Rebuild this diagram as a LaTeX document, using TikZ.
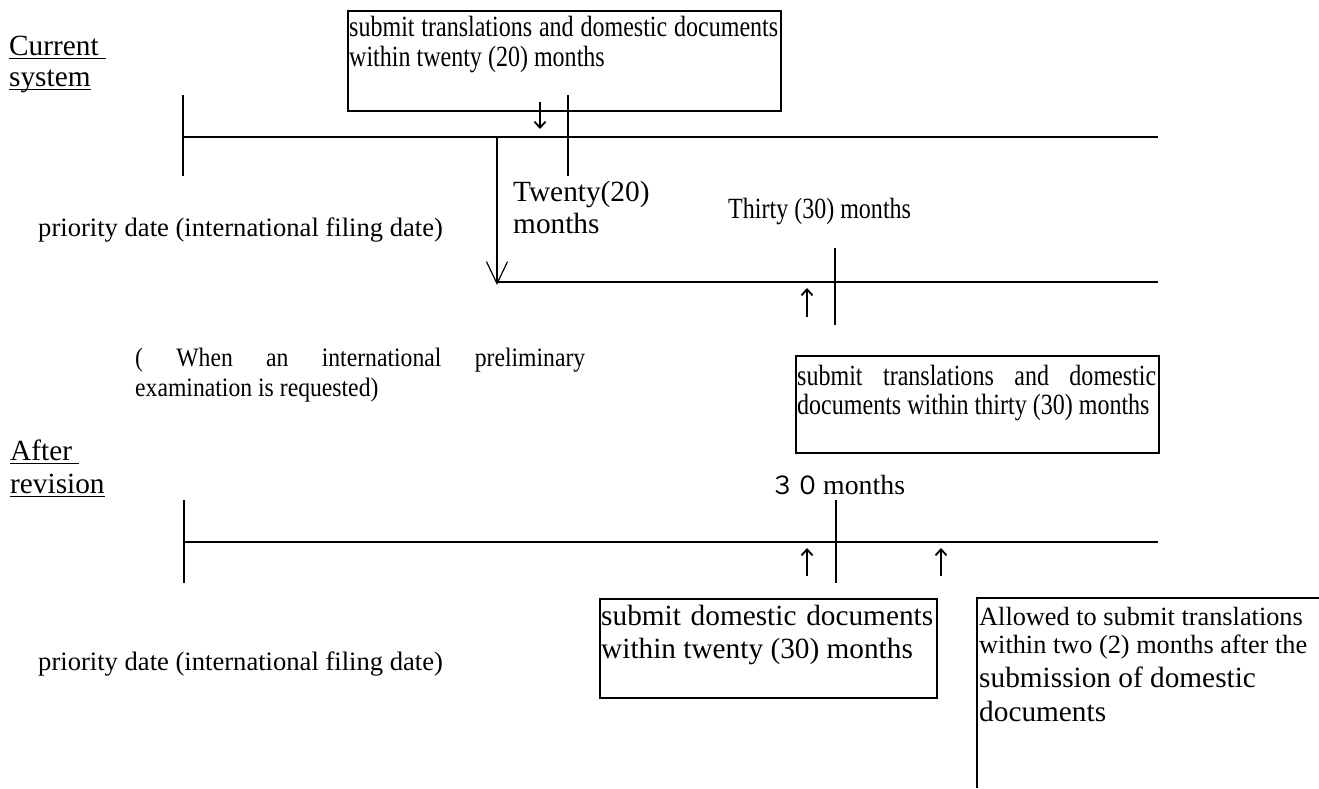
\documentclass[tikz,border=0pt]{standalone}
\usepackage{fontspec}
\setmainfont{Liberation Serif}
\newfontfamily\narrowfont[FakeStretch=0.82]{Liberation Serif}
\newfontfamily\notefont[FakeStretch=0.89]{Liberation Serif}
\newfontfamily\cjk{Noto Sans CJK JP}
\usetikzlibrary{arrows.meta}
% underlined word with a rule a little below the baseline
\newcommand\ulined[1]{\setbox0\hbox{#1}\rlap{\rule[-4pt]{\wd0}{1.5pt}}\box0}
\begin{document}
\begin{tikzpicture}[x=1pt,y=-1pt,
  rule/.style={line width=2pt},
  frame/.style={line width=1.8pt},
  pointer/.style={line width=1.8pt,-{Straight Barb[length=6pt,width=11pt]}},
  longpointer/.style={line width=1.2pt,-{Straight Barb[length=22pt,width=21pt]}},
  txt/.style={inner sep=0pt,anchor=base west,font=\fontsize{29.3}{33}\selectfont},
  narrowtxt/.style={inner sep=0pt,anchor=base west,font=\narrowfont\fontsize{29.3}{33}\selectfont},
  smalltxt/.style={inner sep=0pt,anchor=base west,font=\fontsize{26.6}{33}\selectfont},
  ipetxt/.style={inner sep=0pt,anchor=base west,font=\notefont\fontsize{26.6}{33}\selectfont},
  notetxt/.style={inner sep=0pt,anchor=base west,font=\fontsize{26.3}{33}\selectfont},
  boxrect/.style={draw,frame,inner sep=0pt,anchor=north west}
]
\useasboundingbox (0,0) rectangle (1319,788);

% ---------- current system ----------
\node[txt] (cur1) at (9,55) {\ulined{Current\ }};
\node[txt] (cur2) at (9,86) {\ulined{system}};

\node[boxrect,minimum width=433pt,minimum height=100pt] (box1) at (347,10) {};
\node[narrowtxt] (box1a) at (349,36) {\makebox[429pt][s]{submit translations and domestic documents}};
\node[narrowtxt] (box1b) at (349,66) {within twenty (20) months};

\coordinate (l1s) at (183,137);
\coordinate (l1e) at (1158,137);
\draw[rule] (l1s) -- (l1e);
\coordinate (k1t) at (183,95);  \coordinate (k1b) at (183,176);
\draw[rule] (k1t) -- (k1b);
\coordinate (k2t) at (568,95);  \coordinate (k2b) at (568,176);
\draw[rule] (k2t) -- (k2b);
\coordinate (a1s) at (540,102); \coordinate (a1e) at (540,129);
\draw[pointer] (a1s) -- (a1e);

\node[txt] (tw1) at (513,201) {Twenty(20)};
\node[txt] (tw2) at (513,233) {months};
\node[narrowtxt] (th) at (728,218) {Thirty (30) months};
\node[smalltxt] (prio1) at (38,236) {priority date (international filing date)};

% branch for the international preliminary examination
\coordinate (br) at (497,137);
\coordinate (l2s) at (497,282);
\coordinate (l2e) at (1158,282);
\draw[longpointer] (br) -- ([yshift=-3pt]l2s);
\draw[rule] (l2s) -- (l2e);
\coordinate (k3t) at (835,248); \coordinate (k3b) at (835,325);
\draw[rule] (k3t) -- (k3b);
\coordinate (a2s) at (807,317); \coordinate (a2e) at (807,288);
\draw[pointer] (a2s) -- (a2e);

\node[ipetxt] (ipe1) at (128,366) {\makebox[457pt][s]{\hspace*{7pt}(\ When an international preliminary}};
\node[ipetxt] (ipe2) at (135,396) {examination is requested)};

\node[boxrect,minimum width=363pt,minimum height=97pt] (box2) at (795,355) {};
\node[narrowtxt] (box2a) at (797,385) {\makebox[359pt][s]{submit translations and domestic}};
\node[narrowtxt] (box2b) at (797,414) {documents within thirty (30) months};

% ---------- after revision ----------
\node[txt] (aft1) at (10,460) {\ulined{After\ }};
\node[txt] (aft2) at (10,493) {\ulined{revision}};
\node[inner sep=0pt,anchor=base west] (m30) at (770,494)
  {{\cjk\fontsize{25}{30}\selectfont ３０}\hspace{3pt}{\fontsize{27.8}{33}\selectfont months}};

\coordinate (l3s) at (184,542);
\coordinate (l3e) at (1158,542);
\draw[rule] (l3s) -- (l3e);
\coordinate (k4t) at (184,500); \coordinate (k4b) at (184,583);
\draw[rule] (k4t) -- (k4b);
\coordinate (k5t) at (836,500); \coordinate (k5b) at (836,583);
\draw[rule] (k5t) -- (k5b);
\coordinate (a3s) at (807,576); \coordinate (a3e) at (807,548);
\draw[pointer] (a3s) -- (a3e);
\coordinate (a4s) at (941,576); \coordinate (a4e) at (941,548);
\draw[pointer] (a4s) -- (a4e);

\node[smalltxt] (prio2) at (38,670) {priority date (international filing date)};

\node[boxrect,minimum width=337pt,minimum height=99pt] (box4) at (599,598) {};
\node[txt] (box4a) at (601,625) {\makebox[332pt][s]{submit domestic documents}};
\node[txt] (box4b) at (601,658) {within twenty (30) months};

\coordinate (b3a) at (977,788);
\coordinate (b3b) at (977,598);
\coordinate (b3c) at (1319,598);
\draw[frame] (b3a) -- (b3b) -- (b3c);
\node[notetxt] (n1) at (979,625) {Allowed to submit translations};
\node[notetxt] (n2) at (979,653) {within two (2) months after the};
\node[txt] (n3) at (979,687) {submission of domestic};
\node[txt] (n4) at (979,721) {documents};
\end{tikzpicture}
\end{document}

* [SET PROBLEM] Retype each line of the listing above word for word. Exclude the pictures.

* [FULL ANSWER]
Rebuild this diagram as a LaTeX document, using TikZ.
\documentclass[tikz,border=0pt]{standalone}
\usepackage{fontspec}
\setmainfont{Liberation Serif}
\newfontfamily\narrowfont[FakeStretch=0.82]{Liberation Serif}
\newfontfamily\notefont[FakeStretch=0.89]{Liberation Serif}
\newfontfamily\cjk{Noto Sans CJK JP}
\usetikzlibrary{arrows.meta}
% underlined word with a rule a little below the baseline
\newcommand\ulined[1]{\setbox0\hbox{#1}\rlap{\rule[-4pt]{\wd0}{1.5pt}}\box0}
\begin{document}
\begin{tikzpicture}[x=1pt,y=-1pt,
  rule/.style={line width=2pt},
  frame/.style={line width=1.8pt},
  pointer/.style={line width=1.8pt,-{Straight Barb[length=6pt,width=11pt]}},
  longpointer/.style={line width=1.2pt,-{Straight Barb[length=22pt,width=21pt]}},
  txt/.style={inner sep=0pt,anchor=base west,font=\fontsize{29.3}{33}\selectfont},
  narrowtxt/.style={inner sep=0pt,anchor=base west,font=\narrowfont\fontsize{29.3}{33}\selectfont},
  smalltxt/.style={inner sep=0pt,anchor=base west,font=\fontsize{26.6}{33}\selectfont},
  ipetxt/.style={inner sep=0pt,anchor=base west,font=\notefont\fontsize{26.6}{33}\selectfont},
  notetxt/.style={inner sep=0pt,anchor=base west,font=\fontsize{26.3}{33}\selectfont},
  boxrect/.style={draw,frame,inner sep=0pt,anchor=north west}
]
\useasboundingbox (0,0) rectangle (1319,788);

% ---------- current system ----------
\node[txt] (cur1) at (9,55) {\ulined{Current\ }};
\node[txt] (cur2) at (9,86) {\ulined{system}};

\node[boxrect,minimum width=433pt,minimum height=100pt] (box1) at (347,10) {};
\node[narrowtxt] (box1a) at (349,36) {\makebox[429pt][s]{submit translations and domestic documents}};
\node[narrowtxt] (box1b) at (349,66) {within twenty (20) months};

\coordinate (l1s) at (183,137);
\coordinate (l1e) at (1158,137);
\draw[rule] (l1s) -- (l1e);
\coordinate (k1t) at (183,95);  \coordinate (k1b) at (183,176);
\draw[rule] (k1t) -- (k1b);
\coordinate (k2t) at (568,95);  \coordinate (k2b) at (568,176);
\draw[rule] (k2t) -- (k2b);
\coordinate (a1s) at (540,102); \coordinate (a1e) at (540,129);
\draw[pointer] (a1s) -- (a1e);

\node[txt] (tw1) at (513,201) {Twenty(20)};
\node[txt] (tw2) at (513,233) {months};
\node[narrowtxt] (th) at (728,218) {Thirty (30) months};
\node[smalltxt] (prio1) at (38,236) {priority date (international filing date)};

% branch for the international preliminary examination
\coordinate (br) at (497,137);
\coordinate (l2s) at (497,282);
\coordinate (l2e) at (1158,282);
\draw[longpointer] (br) -- ([yshift=-3pt]l2s);
\draw[rule] (l2s) -- (l2e);
\coordinate (k3t) at (835,248); \coordinate (k3b) at (835,325);
\draw[rule] (k3t) -- (k3b);
\coordinate (a2s) at (807,317); \coordinate (a2e) at (807,288);
\draw[pointer] (a2s) -- (a2e);

\node[ipetxt] (ipe1) at (128,366) {\makebox[457pt][s]{\hspace*{7pt}(\ When an international preliminary}};
\node[ipetxt] (ipe2) at (135,396) {examination is requested)};

\node[boxrect,minimum width=363pt,minimum height=97pt] (box2) at (795,355) {};
\node[narrowtxt] (box2a) at (797,385) {\makebox[359pt][s]{submit translations and domestic}};
\node[narrowtxt] (box2b) at (797,414) {documents within thirty (30) months};

% ---------- after revision ----------
\node[txt] (aft1) at (10,460) {\ulined{After\ }};
\node[txt] (aft2) at (10,493) {\ulined{revision}};
\node[inner sep=0pt,anchor=base west] (m30) at (770,494)
  {{\cjk\fontsize{25}{30}\selectfont ３０}\hspace{3pt}{\fontsize{27.8}{33}\selectfont months}};

\coordinate (l3s) at (184,542);
\coordinate (l3e) at (1158,542);
\draw[rule] (l3s) -- (l3e);
\coordinate (k4t) at (184,500); \coordinate (k4b) at (184,583);
\draw[rule] (k4t) -- (k4b);
\coordinate (k5t) at (836,500); \coordinate (k5b) at (836,583);
\draw[rule] (k5t) -- (k5b);
\coordinate (a3s) at (807,576); \coordinate (a3e) at (807,548);
\draw[pointer] (a3s) -- (a3e);
\coordinate (a4s) at (941,576); \coordinate (a4e) at (941,548);
\draw[pointer] (a4s) -- (a4e);

\node[smalltxt] (prio2) at (38,670) {priority date (international filing date)};

\node[boxrect,minimum width=337pt,minimum height=99pt] (box4) at (599,598) {};
\node[txt] (box4a) at (601,625) {\makebox[332pt][s]{submit domestic documents}};
\node[txt] (box4b) at (601,658) {within twenty (30) months};

\coordinate (b3a) at (977,788);
\coordinate (b3b) at (977,598);
\coordinate (b3c) at (1319,598);
\draw[frame] (b3a) -- (b3b) -- (b3c);
\node[notetxt] (n1) at (979,625) {Allowed to submit translations};
\node[notetxt] (n2) at (979,653) {within two (2) months after the};
\node[txt] (n3) at (979,687) {submission of domestic};
\node[txt] (n4) at (979,721) {documents};
\end{tikzpicture}
\end{document}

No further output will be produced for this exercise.